My initial response might be to ask my pastor. Or to ask a friend. Or to look up the words in the strong's concordance. Or to look up the passage in any number of bible handbooks. Or to bring it up at a bible study.
ANd that's where it happens: suddenly I've given control of my biblical interpretation to another! Suddenly, my pastor, who is a scriptural authority, or my author of my bible handbook, or the author of my study bible notes, or Mr. Strong... that person becomes the theologist that I have entrusted to help me gain more insight.
when I realized that ALL of us interpret the bible in one way or another, , it answered the question that had always bothered me: how can Mormons, Jehova's Witnesses, Catholics, Baptists, Pentacostals, Presbytarians, and even Unitarians read the Bible, the same bible, and then come to such varied and different conclusions about doctrine?
I've always known that we do this on some level..but I never realized the implications until recently. Suddenly, it doesn't make me want to bash my head against a wall whenever I hear someone quote scripture "out of context." I say that in quotations because they aren't always doing it out of context. They are often doing it "from their own interpretation." "from their own theological perspective."
What do we do when one verse means one thing to one person and one thing to another? Yes, ask God. Sure. But that's like saying... Oh, I don't know. "Get out of the boat, and walk on the water." It's not the right answer.
The right answer is to look and see if our interpretation is historically and archeologically valid. Can we prove-- or at least, not disprove-- through science, history, or social history that this was so? Can we, at the very least, prove that the first Christians, those who walked with Christ, or who were discipled by those who KNEW Jesus Christ in the flesh, believed this way?
In this way, God speaks to us.
THEN, as we build a correct theology, we are able to go deeper and to receive accurate knowledge of the truth and to find more profound meaning in the text than just the surface meaning.

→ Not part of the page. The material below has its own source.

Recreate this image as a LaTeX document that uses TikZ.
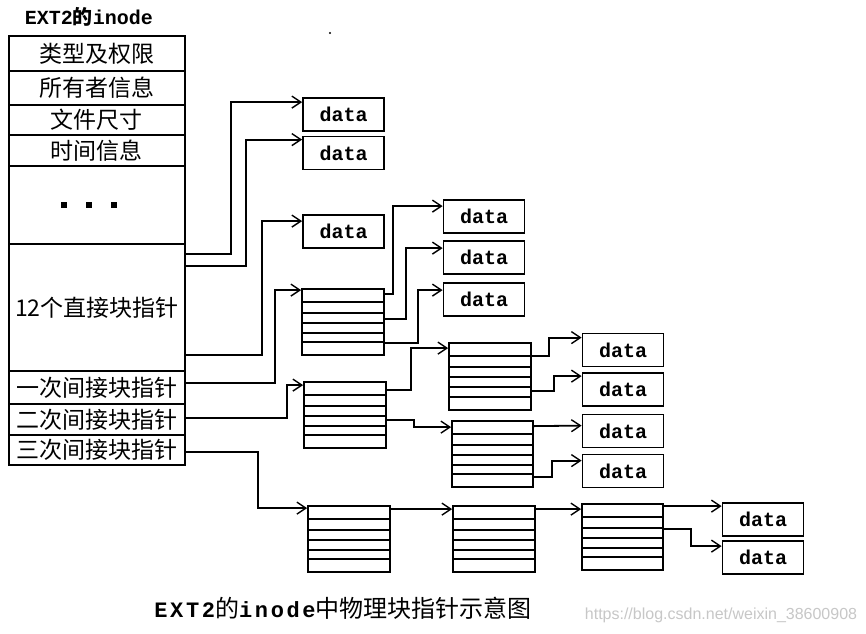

That's how I "came home to Rome," because I can now show you, in every doctrinal point that I believe, WHY I believe what I do. Not only based on scripture, which is absolutely necessary, but based on the fact that my predecessors, the earliest recorded Christians, believed and taught and protected as truth these same things.
Because of that, I have chosen to give my own control over to the church, to allow the church to have a part in how I interpret scripture, and to see that I have chosen to give the interpretation of the things I find "difficult" or "complex" to be from true sources of early Christianity, sources which I know will be accurate because they were the initial "defenders of the faith!"
Because of that, I can trust that the "hard verses" will be interpreted correctly.
And through that confidence, I am free to hear God's voice in my morning devotions without fear that I will err and hear anything other than Him:
I know now that Eucharistic theology demonstrates the importance of the verse above. Jesus said this just before he fed the great multitude (6:1-12), and did so giving thanks over the bread and protecting what remained as a predecessor of the eucharistic feast. In relation to the Eucharist, I can look at the verse above and hear Jesus saying: "I am the Word, and you will find me in the scriptures, but do not neglect to meet me in the Eucharist, where you can come to Me for life."
"But you do not have His word abiding in you, because whom He has sent, Him you do not believe. You search the scriptures, for in them you think you have eternal life; and these are they which testify of me.
But you are not willing to come to Me that you may have life."
-John 5:38-40
I can not tell you how much deeper and more beautiful that simple passage of scripture is to me now.... I am loving every minute of this walk. And all of that because I was finally willing to admit that we ALL interpret scripture.